Under this scheme, an alternative is given to the employee to acquire shares of the company. These shares are known as stock options and are granted by the employer based on the performance of the employee. Companies offer shares as an employee benefit and as a deferred compensation.
As per the guidelines of SEBI, an employee should be a permanent employee residing in India or outside India. It also includes the director of the company; he can or cannot be a whole time director.
The basic idea to give employee stock options in early days was to save cash compensations. It was a way to motivate the employee and even to save cash reimbursements for some of the cash strapped companies. These plans are over and above the salary of the employee but not in monetary form directly. Later, the concept of motivation picked up and retention led to spread of ESOP across company verticals.
This is basically the lock in period for the employee. It is a set date on which the stock option can be exercised.
For Example: Mr Deepak has been given a stock option from his company for a vesting period of 3 years in the year 2 February 2012. This means that vesting date is 2 February 2015. The price at which 500 shares were offered to Mr Deepak was Rs 250 each. This price is the vesting price. This means that on 2 February, 2015 he can exercise his right to purchase the share, depending on the conditions.
Let’s say, the price of share on 2nd Feb, 2015 is 650, this will result in a gain of Rs 400 each, which garners a profit of Rs 2,00,000 to the employee, if he exercises the option after 3 years.
Tax implication of Stock Option Plans:
Until 1995, there was no provision to tax ESOP. But, in that year, Income Tax Authorities clarified with the help of a circular that these options which make the shares of company available to employees at lower than market price will attract taxes. First and foremost thing is the discretion of the employee. Exercising of stock option or its rejection is totally dependent on the employee. ESOP benefits form a part of employee salary and are taxable as a perquisite. The calculation is based on the Market Value of share at the date of exercising of option and the vested price. Ordinary residents are liable to pay these taxes on the basis of global income.

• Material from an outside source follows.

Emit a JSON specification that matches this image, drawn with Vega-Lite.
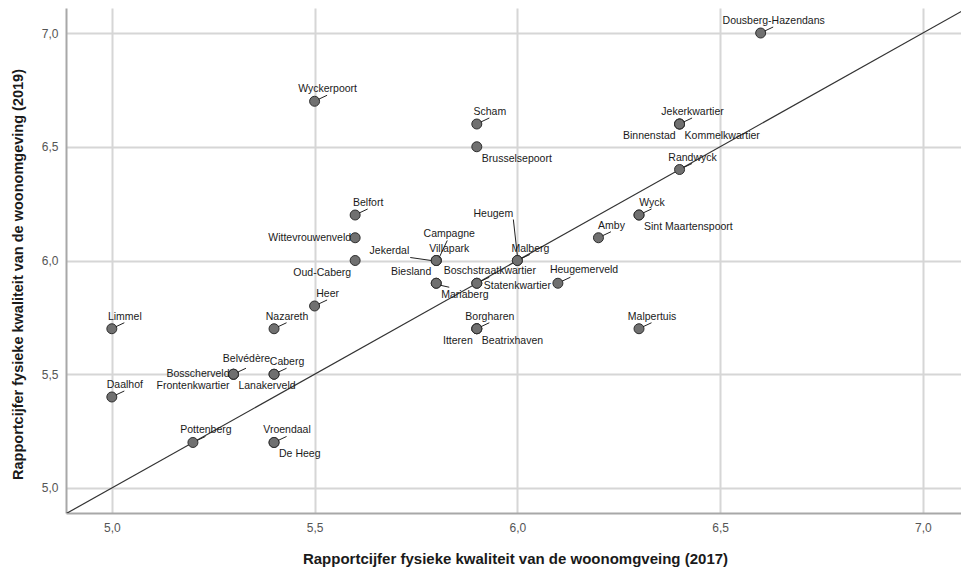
{
  "$schema": "https://vega.github.io/schema/vega-lite/v6.json",
  "width": 895,
  "height": 505,
  "autosize": {"type": "none"},
  "padding": {"left": 66, "top": 8, "right": 0, "bottom": 58},
  "background": "white",
  "config": {"view": {"stroke": null}, "font": "Liberation Sans"},
  "datasets": {
    "pts": [
      {"name": "Dousberg-Hazendans", "x": 6.6, "y": 7.0},
      {"name": "Wyckerpoort", "x": 5.5, "y": 6.7},
      {"name": "Scham", "x": 5.9, "y": 6.6},
      {"name": "Brusselsepoort", "x": 5.9, "y": 6.5},
      {"name": "Jekerkwartier", "x": 6.4, "y": 6.6},
      {"name": "Binnenstad", "x": 6.4, "y": 6.6},
      {"name": "Kommelkwartier", "x": 6.4, "y": 6.6},
      {"name": "Randwyck", "x": 6.4, "y": 6.4},
      {"name": "Wyck", "x": 6.3, "y": 6.2},
      {"name": "Sint Maartenspoort", "x": 6.3, "y": 6.2},
      {"name": "Amby", "x": 6.2, "y": 6.1},
      {"name": "Belfort", "x": 5.6, "y": 6.2},
      {"name": "Wittevrouwenveld", "x": 5.6, "y": 6.1},
      {"name": "Oud-Caberg", "x": 5.6, "y": 6.0},
      {"name": "Campagne", "x": 5.8, "y": 6.0},
      {"name": "Villapark", "x": 5.8, "y": 6.0},
      {"name": "Jekerdal", "x": 5.8, "y": 6.0},
      {"name": "Heugem", "x": 6.0, "y": 6.0},
      {"name": "Malberg", "x": 6.0, "y": 6.0},
      {"name": "Biesland", "x": 5.8, "y": 5.9},
      {"name": "Mariaberg", "x": 5.8, "y": 5.9},
      {"name": "Boschstraatkwartier", "x": 5.9, "y": 5.9},
      {"name": "Statenkwartier", "x": 5.9, "y": 5.9},
      {"name": "Heugemerveld", "x": 6.1, "y": 5.9},
      {"name": "Heer", "x": 5.5, "y": 5.8},
      {"name": "Limmel", "x": 5.0, "y": 5.7},
      {"name": "Nazareth", "x": 5.4, "y": 5.7},
      {"name": "Borgharen", "x": 5.9, "y": 5.7},
      {"name": "Itteren", "x": 5.9, "y": 5.7},
      {"name": "Beatrixhaven", "x": 5.9, "y": 5.7},
      {"name": "Malpertuis", "x": 6.3, "y": 5.7},
      {"name": "Belvédère", "x": 5.3, "y": 5.5},
      {"name": "Bosscherveld", "x": 5.3, "y": 5.5},
      {"name": "Frontenkwartier", "x": 5.3, "y": 5.5},
      {"name": "Caberg", "x": 5.4, "y": 5.5},
      {"name": "Lanakerveld", "x": 5.4, "y": 5.5},
      {"name": "Daalhof", "x": 5.0, "y": 5.4},
      {"name": "Pottenberg", "x": 5.2, "y": 5.2},
      {"name": "Vroendaal", "x": 5.4, "y": 5.2},
      {"name": "De Heeg", "x": 5.4, "y": 5.2}
    ],
    "diag": [{"x": 4.8, "y": 4.8}, {"x": 7.2, "y": 7.2}]
  },
  "data": {"name": "pts"},
  "encoding": {
    "x": {
      "field": "x", "type": "quantitative",
      "scale": {"domain": [4.887, 7.094], "nice": false, "zero": false},
      "axis": {
        "values": [5, 5.5, 6, 6.5, 7],
        "labelExpr": "replace(format(datum.value,'.1f'),'.',',')",
        "ticks": false, "grid": true, "gridColor": "#d6d6d6", "gridWidth": 2,
        "domainColor": "#a8a8a8", "domainWidth": 2,
        "labelColor": "#555555", "labelFontSize": 12, "labelPadding": 9, "labelFont": "Liberation Sans",
        "title": "Rapportcijfer fysieke kwaliteit van de woonomgveing (2017)",
        "titleFontSize": 15, "titleFontWeight": "bold", "titleColor": "#1a1a1a", "titleFont": "Liberation Sans",
        "titleBaseline": "middle", "titleY": 45, "titleX": 449, "titleAlign": "center"
      }
    },
    "y": {
      "field": "y", "type": "quantitative",
      "scale": {"domain": [4.89, 7.11], "nice": false, "zero": false},
      "axis": {
        "values": [5, 5.5, 6, 6.5, 7],
        "labelExpr": "replace(format(datum.value,'.1f'),'.',',')",
        "ticks": false, "grid": true, "gridColor": "#d6d6d6", "gridWidth": 2,
        "domainColor": "#a8a8a8", "domainWidth": 2,
        "labelColor": "#555555", "labelFontSize": 12, "labelPadding": 8, "labelFont": "Liberation Sans",
        "title": "Rapportcijfer fysieke kwaliteit van de woonomgeving (2019)",
        "titleFontSize": 14.5, "titleFontWeight": "bold", "titleColor": "#1a1a1a", "titleFont": "Liberation Sans",
        "titleBaseline": "middle", "titleAlign": "center", "titleAngle": -90, "titleX": -48, "titleY": 266
      }
    }
  },
  "layer": [
    {
      "data": {"name": "diag"},
      "mark": {"type": "line", "clip": true, "color": "#333333", "strokeWidth": 1.2}
    },
    {
      "mark": {"type": "point", "filled": true, "size": 100, "color": "#707070", "stroke": "#2e2e2e", "strokeWidth": 1, "opacity": 1}
    },
    {
      "transform": [{"filter": {"field": "name", "oneOf": ["Dousberg-Hazendans", "Wyckerpoort", "Scham", "Jekerkwartier", "Randwyck", "Wyck", "Amby", "Belfort", "Malberg", "Heer", "Limmel", "Nazareth", "Borgharen", "Malpertuis", "Pottenberg", "Vroendaal", "Daalhof", "Caberg", "Belvédère", "Boschstraatkwartier", "Heugemerveld"]}}],
      "mark": {"type": "point", "shape": "M0.8,-0.4L2.5,-1.2", "filled": false, "size": 100, "color": "#222222", "strokeWidth": 1, "opacity": 1}
    },
    {
      "transform": [{"filter": {"field": "name", "equal": "Heugem"}}],
      "mark": {"type": "point", "shape": "M0,-1L-0.8,-8.2", "filled": false, "size": 100, "color": "#222222", "strokeWidth": 1, "opacity": 1}
    },
    {
      "transform": [{"filter": {"field": "name", "equal": "Jekerdal"}}],
      "mark": {"type": "point", "shape": "M-1,0L-5.2,-0.6", "filled": false, "size": 100, "color": "#222222", "strokeWidth": 1, "opacity": 1}
    },
    {
      "transform": [{"filter": {"field": "name", "equal": "Campagne"}}],
      "mark": {"type": "point", "shape": "M0.6,-0.6L2.2,-4", "filled": false, "size": 100, "color": "#222222", "strokeWidth": 1, "opacity": 1}
    },
    {
      "transform": [{"filter": {"field": "name", "equal": "Mariaberg"}}],
      "mark": {"type": "point", "shape": "M0.8,0.4L2.6,0.8", "filled": false, "size": 100, "color": "#222222", "strokeWidth": 1, "opacity": 1}
    },
    {
      "transform": [{"filter": {"field": "name", "oneOf": ["Dousberg-Hazendans", "Wyckerpoort", "Scham", "Jekerkwartier", "Randwyck", "Wyck", "Amby", "Belfort", "Villapark", "Malberg", "Heer", "Limmel", "Nazareth", "Borgharen", "Malpertuis", "Pottenberg", "Vroendaal", "Daalhof", "Caberg", "Boschstraatkwartier"]}}],
      "mark": {"type": "text", "align": "center", "baseline": "middle", "dx": 13, "dy": -12, "fontSize": 10.5, "color": "#1a1a1a", "font": "Liberation Sans"},
      "encoding": {"text": {"field": "name"}}
    },
    {
      "transform": [{"filter": {"field": "name", "equal": "Belvédère"}}],
      "mark": {"type": "text", "align": "center", "baseline": "middle", "dx": 13, "dy": -15, "fontSize": 10.5, "color": "#1a1a1a", "font": "Liberation Sans"},
      "encoding": {"text": {"field": "name"}}
    },
    {
      "transform": [{"filter": {"field": "name", "oneOf": ["Brusselsepoort", "Kommelkwartier", "Sint Maartenspoort", "Beatrixhaven", "De Heeg", "Mariaberg"]}}],
      "mark": {"type": "text", "align": "left", "baseline": "middle", "dx": 5, "dy": 12, "fontSize": 10.5, "color": "#1a1a1a", "font": "Liberation Sans"},
      "encoding": {"text": {"field": "name"}}
    },
    {
      "transform": [{"filter": {"field": "name", "oneOf": ["Binnenstad", "Oud-Caberg", "Itteren", "Frontenkwartier"]}}],
      "mark": {"type": "text", "align": "right", "baseline": "middle", "dx": -4, "dy": 12, "fontSize": 10.5, "color": "#1a1a1a", "font": "Liberation Sans"},
      "encoding": {"text": {"field": "name"}}
    },
    {
      "transform": [{"filter": {"field": "name", "oneOf": ["Wittevrouwenveld", "Bosscherveld"]}}],
      "mark": {"type": "text", "align": "right", "baseline": "middle", "dx": -4, "dy": 0, "fontSize": 10.5, "color": "#1a1a1a", "font": "Liberation Sans"},
      "encoding": {"text": {"field": "name"}}
    },
    {
      "transform": [{"filter": {"field": "name", "equal": "Campagne"}}],
      "mark": {"type": "text", "align": "center", "baseline": "middle", "dx": 13, "dy": -27, "fontSize": 10.5, "color": "#1a1a1a", "font": "Liberation Sans"},
      "encoding": {"text": {"field": "name"}}
    },
    {
      "transform": [{"filter": {"field": "name", "equal": "Heugem"}}],
      "mark": {"type": "text", "align": "center", "baseline": "middle", "dx": -24, "dy": -47, "fontSize": 10.5, "color": "#1a1a1a", "font": "Liberation Sans"},
      "encoding": {"text": {"field": "name"}}
    },
    {
      "transform": [{"filter": {"field": "name", "equal": "Jekerdal"}}],
      "mark": {"type": "text", "align": "right", "baseline": "middle", "dx": -27, "dy": -10, "fontSize": 10.5, "color": "#1a1a1a", "font": "Liberation Sans"},
      "encoding": {"text": {"field": "name"}}
    },
    {
      "transform": [{"filter": {"field": "name", "equal": "Biesland"}}],
      "mark": {"type": "text", "align": "right", "baseline": "middle", "dx": -5, "dy": -11, "fontSize": 10.5, "color": "#1a1a1a", "font": "Liberation Sans"},
      "encoding": {"text": {"field": "name"}}
    },
    {
      "transform": [{"filter": {"field": "name", "equal": "Statenkwartier"}}],
      "mark": {"type": "text", "align": "left", "baseline": "middle", "dx": 7, "dy": 3, "fontSize": 10.5, "color": "#1a1a1a", "font": "Liberation Sans"},
      "encoding": {"text": {"field": "name"}}
    },
    {
      "transform": [{"filter": {"field": "name", "equal": "Heugemerveld"}}],
      "mark": {"type": "text", "align": "left", "baseline": "middle", "dx": -8, "dy": -13, "fontSize": 10.5, "color": "#1a1a1a", "font": "Liberation Sans"},
      "encoding": {"text": {"field": "name"}}
    },
    {
      "transform": [{"filter": {"field": "name", "equal": "Lanakerveld"}}],
      "mark": {"type": "text", "align": "center", "baseline": "middle", "dx": -7, "dy": 12, "fontSize": 10.5, "color": "#1a1a1a", "font": "Liberation Sans"},
      "encoding": {"text": {"field": "name"}}
    }
  ]
}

For Companies Listed In India:
For all the companies listed in India, 15 percent of the tax is charged under Short Term Capital Gains. Long Term Capital Gain Tax (LTCG) doesn’t arise in this case.
For Companies Listed Outside India:
For the companies those are not listed in India but listed in other exchanges across the globe, the Short Term Capital Gain will be added as a part of salary and tax is charged based on the salary slabs.
LTCG charged is 20 percent along with indexation.
Take another example:
Employer has given the option of allotment of total 400 shares, for the next 4 years, for all eligible employees. The vesting price is Rs 100 and starting date of allotment is 1 July 2010. Mr Raj, one of the company employees is allotted 100 shares on 1 July 2010, at the vesting date the price of share is Rs 500. He sells these shares at Rs 1500 on 1 December 2011.
TAX At the time of Allotment of Stock Option:
STCG will be (500-100) * 100 * 20% = Rs 8000 (Considering Mr Raj is in 20 percent bracket).